When I started my career as a chef we had very large mixing machines, like a giant mixmaster.
These never came with guards in those days but they did have a collar for sloppy mixes so they wouldnt flop out the bowl.
I once saw an apprentice pastry chef use a large flexible pallet knife to skim the mixture as the machine was turning.
Even after being told not to he continued.
The mixer blade caught the pallet knife grabbing it then flinging across the kitchen at near on light speed. It hit the wall and smashed a hole in the ceramic tiles.
Now karma enters the scene.
A couple of months later the same guy was using his hand to pat the large blobs of dough back into the bowl when it caught his thumb.
It actually wound him into the machine breaking his arm in a large number of places.
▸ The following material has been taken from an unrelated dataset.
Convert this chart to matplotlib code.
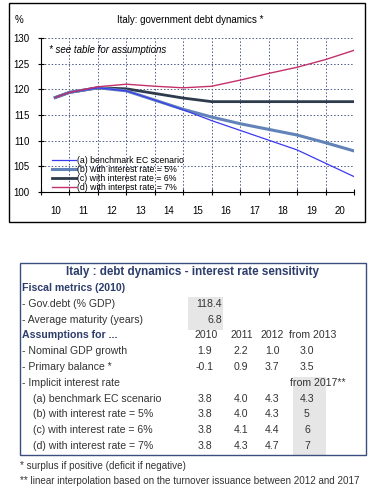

The best part was having to unwind him.
Different hotel, very large 5 star in the middle of london.
The best one ever I heard was about a commis chef we called "Dumbo" not because of his actions but because of his ears.
This hotel had a basement kitchen with 120 chefs working. The Great room held 2000 customers and the smaller ballroom held 240 customers.
Dumbo had the duty of ignighting the gas hot cupboards before service so they were hot when we started serving.
These where two layers high and 30 feet long with multiple burners, each burner had an interlocked pilot and main tap like so
the object being to turn the pilot tap, light it then the main tap can turn through the cutout. (no safety cutout in those days, early 70's)
Dumbo went down the line turning all the taps on then was going to ignite at one end and the flame would travel all the way down the line igniting them all.
Picture the scene, all the gas taps on full, Dumbo patting all his pockets for a lighter, ooops, nothing, back to the lift, down to the main kitchen, lights a wax taper , back into the lift, up to the service kitchen, doors open and
totally destroyed the kitchen, two stainless counters blown through the wall into the street, blew the wall down into the restaurant and the only thing that saved him we think is the blast blew the lift doors shut in his face preventing the flash from burning him. Needless to say he was sacked.
This same hotel was having renovations done and a new customer lift being installed.
The builders were using jack hammers to make the holes in the floor for the lift shaft.
Started at the bottom and worked upwards. The bozo working on the fourth floor did--- yep you've guessed, worked all around himself like willie coyote and plummeted to the basement breaking most of his body. He survived.
I wasnt on duty that day but no one could stop laughing about it.
I refuse to tell about the ones I have done.